Re: Sorting a hash in one line
by ikegami (Patriarch) on Jun 21, 2010 at 07:56 UTC

    I answered this in the CB when you asked there. Here it is again since you asked again.

    • You're assigning a list of keys to a hash when it takes a list of key-value pairs.

    • You assume the order of the key-value pairs you assign to a hash matters, but it doesn't.

    • As for the waning, it says you shouldn't use split to assign to @_. That's particularly true here since you don't want to assign to @_. (See the docs.) You can use $s=~tr/d// to count the number of instances of "d". You could also use (()=$s=~/d/g).
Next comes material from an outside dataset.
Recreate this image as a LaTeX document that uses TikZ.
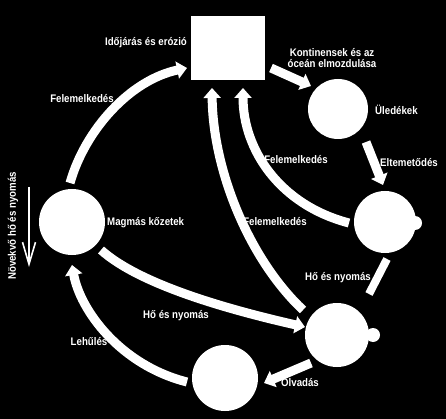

    my @sorted_keys = sort { $a=~tr/d// <=> $b=~tr/d// } keys(%hash);
Re: Sorting a hash in one line
by jau (Hermit) on Jun 21, 2010 at 09:34 UTC
      Since nobody mentioned it yet

      Well I linked to another thread mentioning tie mechanisms and Tie::IxHash ;-))

      Seriously, it's such a regular (and boring) FAQ that one could consider text mining mechanisms on the post's text to generate an automated answer or intercept the preview before posting ...

      perldoc -q hash sorted already helps...

      Cheers Rolf

Re: Sorting a hash in one line
by Anonymous Monk on Jun 21, 2010 at 14:21 UTC

    Don't try to write things in one line until you first understand what you are doing in long form.